Emblematic of this supposedly acceptable state of affairs was Andrew Neil’s BBC interview with Jeremy Corbyn. Neil, as already mentioned, is chairman of The Spectator and openly praised Johnson on his departure as editor. The Scot is a fine interviewer, easily the BBC’s best, but he is also a former editor at The Sunday Times who wears an Adam Smith Institute tie on air. Imagine a senior BBC journalist wearing an RMT or Fire Brigade Union tie in a similar setting. There’s a strong argument that both are permissible, of course, but I wouldn’t hold your breath regarding the latter. Neil interviewing Corbyn is as fair as Paul Mason having the opportunity to interrogate Boris Johnson. But alas that prize went to Andrew Marr, a person so professionally distant from the corridors of political power that the launch party for his 2014 novel Head of State was in 10 Downing Street.

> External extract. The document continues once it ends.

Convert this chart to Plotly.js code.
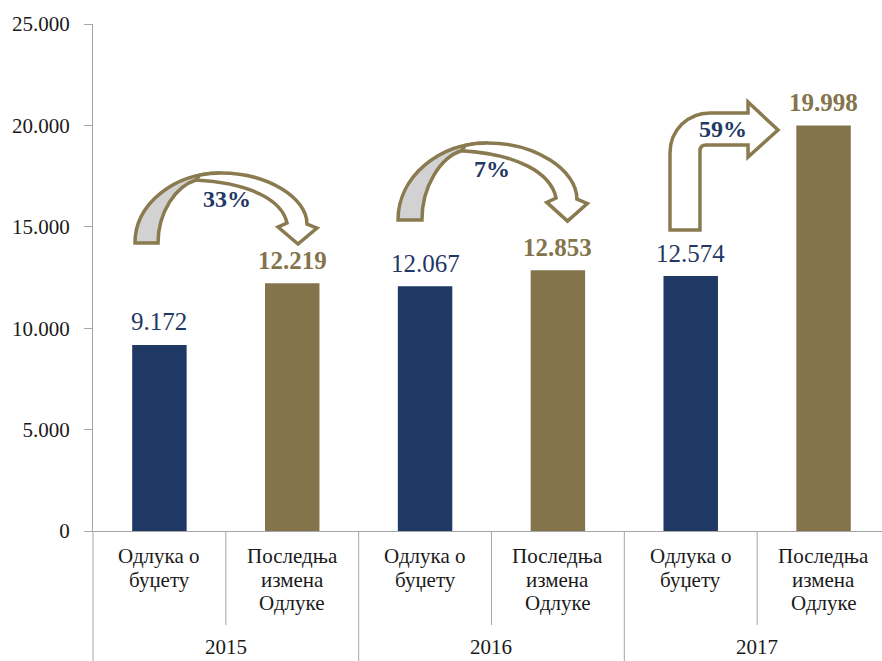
<!DOCTYPE html>
<html>
<head>
<meta charset="utf-8">
<script src="https://cdn.plot.ly/plotly-3.0.1.min.js"></script>
<style>html,body{margin:0;padding:0;background:#fff;}#chart{width:882px;height:661px;}</style>
</head>
<body>
<div id="chart"></div>
<script>
// ---- data ----
const years = ['2015', '2016', '2017'];
const categories = [['Одлука о', 'буџету'], ['Последња', 'измена', 'Одлуке']];
const budgetValues = [9172, 12067, 12574];
const revisedValues = [12219, 12853, 19998];
const changeLabels = ['33%', '7%', '59%'];
const yTickValues = [0, 5000, 10000, 15000, 20000, 25000];

// ---- style ----
const NAVY = '#1F3864';
const OLIVE = '#84744C';
const ARROW = '#8A7A4F';
const GRID = '#A6A6A6';
const FONT = 'Liberation Serif, Times New Roman, serif';

const X0 = -0.5, X1 = 5.44;
const W = 882, H = 661, ML = 93, MT = 24, MB = 130;
const PW = W - ML, PH = H - MT - MB;

const fmt = v => String(v).replace(/\B(?=(\d{3})+(?!\d))/g, '.');
const xp = x => (x - X0) / (X1 - X0);
const PX = x => (x - ML) / PW;
const PY = y => (MT + PH - y) / PH;
const P = (x, y) => PX(x).toFixed(4) + ',' + PY(y).toFixed(4);

const budgetX = years.map((_, i) => 2 * i);
const revisedX = years.map((_, i) => 2 * i + 1);

const traces = [
  { type: 'bar', x: budgetX, y: budgetValues, width: 0.41, marker: { color: NAVY }, hoverinfo: 'none' },
  { type: 'bar', x: revisedX, y: revisedValues, width: 0.41, marker: { color: OLIVE }, hoverinfo: 'none' }
];

const annotations = [];
budgetValues.forEach((v, i) => annotations.push({
  x: budgetX[i], y: v, xref: 'x', yref: 'y', text: fmt(v), showarrow: false,
  yanchor: 'middle', yshift: 23, font: { family: FONT, size: 25, color: NAVY }
}));
revisedValues.forEach((v, i) => annotations.push({
  x: revisedX[i], y: v, xref: 'x', yref: 'y', text: '<b>' + fmt(v) + '</b>', showarrow: false,
  yanchor: 'middle', yshift: 23, font: { family: FONT, size: 25, color: OLIVE }
}));
// category labels (one annotation per line for Excel-like line spacing)
years.forEach((_, i) => {
  categories.forEach((lines, j) => {
    lines.forEach((ln, k) => annotations.push({
      x: xp(2 * i + j), y: PY(556 + 23.5 * k), xref: 'paper', yref: 'paper', text: ln, showarrow: false,
      xanchor: 'center', yanchor: 'middle', font: { family: FONT, size: 21, color: '#1a1a1a' }
    }));
  });
});
years.forEach((yr, i) => annotations.push({
  x: xp(2 * i + 0.5), y: PY(647), xref: 'paper', yref: 'paper', text: yr, showarrow: false,
  xanchor: 'center', yanchor: 'middle', borderpad: 0, font: { family: FONT, size: 21, color: '#1a1a1a' }
}));
const pctPos = [[227, 199], [492, 169], [723, 129]];
changeLabels.forEach((t, i) => annotations.push({
  x: PX(pctPos[i][0]), y: PY(pctPos[i][1]), xref: 'paper', yref: 'paper', text: '<b>' + t + '</b>',
  showarrow: false, xanchor: 'center', yanchor: 'middle', font: { family: FONT, size: 24, color: NAVY }
}));

const shapes = [];
// dividers under the axis
[-0.5, 1.5, 3.5].forEach(x => shapes.push({ type: 'line', xref: 'paper', yref: 'paper',
  x0: xp(x), x1: xp(x), y0: 0, y1: PY(661), line: { color: GRID, width: 1 } }));
[0.5, 2.5, 4.5].forEach(x => shapes.push({ type: 'line', xref: 'paper', yref: 'paper',
  x0: xp(x), x1: xp(x), y0: 0, y1: PY(625), line: { color: GRID, width: 1 } }));

// curved arrows
function curved(L, B, sx, sy) {
  const T = (x, y) => P(L + (x - 135) * sx, B + (y - 243) * sy);
  const gray = `M${T(135,243)} C${T(135,204)} ${T(174,173)} ${T(221,173)} L${T(196,180)} C${T(176,186)} ${T(158,212)} ${T(158,243)} Z`;
  const white = `M${T(200,175)} Q${T(210,173)} ${T(221,173)} C${T(268,173)} ${T(307,198)} ${T(307,224)} L${T(317,228)} L${T(298,244)} L${T(278,227)} L${T(287,223)} C${T(282,200)} ${T(250,183)} ${T(196,180)} Z`;
  shapes.push({ type: 'path', xref: 'paper', yref: 'paper', path: gray, fillcolor: '#D2D2D2', line: { color: ARROW, width: 3.5 } });
  shapes.push({ type: 'path', xref: 'paper', yref: 'paper', path: white, fillcolor: '#FFFFFF', line: { color: ARROW, width: 3.5 } });
}
curved(135, 243, 1, 1);
curved(398, 220, 1.04, 1.1);
// bent arrow
shapes.push({ type: 'path', xref: 'paper', yref: 'paper', fillcolor: '#FFFFFF', line: { color: ARROW, width: 3.5 },
  path: `M${P(670,230)} L${P(670,153)} C${P(670,130)} ${P(688,113)} ${P(710,113)} L${P(748,113)} L${P(748,102)} L${P(778,130)} L${P(748,157)} L${P(748,145)} L${P(706,145)} Q${P(700,145)} ${P(700,151)} L${P(700,230)} Z` });

const layout = {
  width: W, height: H,
  margin: { l: ML, r: 0, t: MT, b: MB, pad: 0 },
  paper_bgcolor: '#fff', plot_bgcolor: '#fff',
  showlegend: false, barmode: 'overlay', separators: ',.',
  xaxis: {
    range: [X0, X1], showticklabels: false, ticks: '', showgrid: false, zeroline: false,
    showline: true, linecolor: GRID, linewidth: 1, automargin: false
  },
  yaxis: {
    range: [0, 25000], tickvals: yTickValues, ticktext: yTickValues.map(fmt), showgrid: false, zeroline: false,
    showline: true, linecolor: GRID, linewidth: 1, ticks: 'outside', ticklen: 8, tickcolor: GRID,
    ticklabelstandoff: 10,
    tickfont: { family: FONT, size: 21, color: '#1a1a1a' }, automargin: false
  },
  annotations: annotations,
  shapes: shapes
};

Plotly.newPlot('chart', traces, layout, { staticPlot: true, displayModeBar: false });
</script>
</body>
</html>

Every Summer the leading lights of British conservatism congregate for the Spectator’s Summer party. Alongside Tory MPs, think-tankers and journalists from places like the Telegraph, Mail and Times are senior BBC staff – like Laura Kuenssberg, Andrew Neil and Andrew Marr. Impartiality? I’ll believe it when all three are spotted supping beer at the Durham Miner’s Gala.
In truth The Spectator, like Johnson, reveals much that is wrong with British politics. Elite capture by the billionaire class; the disintegration of any barrier, and thus accountability, between media and politics; the evacuation of any core values beyond opportunism and self-enrichment; a predatory disposition to the public at large. And meanwhile, while the right was brutally honest about what it believed, BBC editors ate the amuse-bouche and laughed.
But it’s no joke, this decadent descent is the future of British politics – or at least that’s the plan.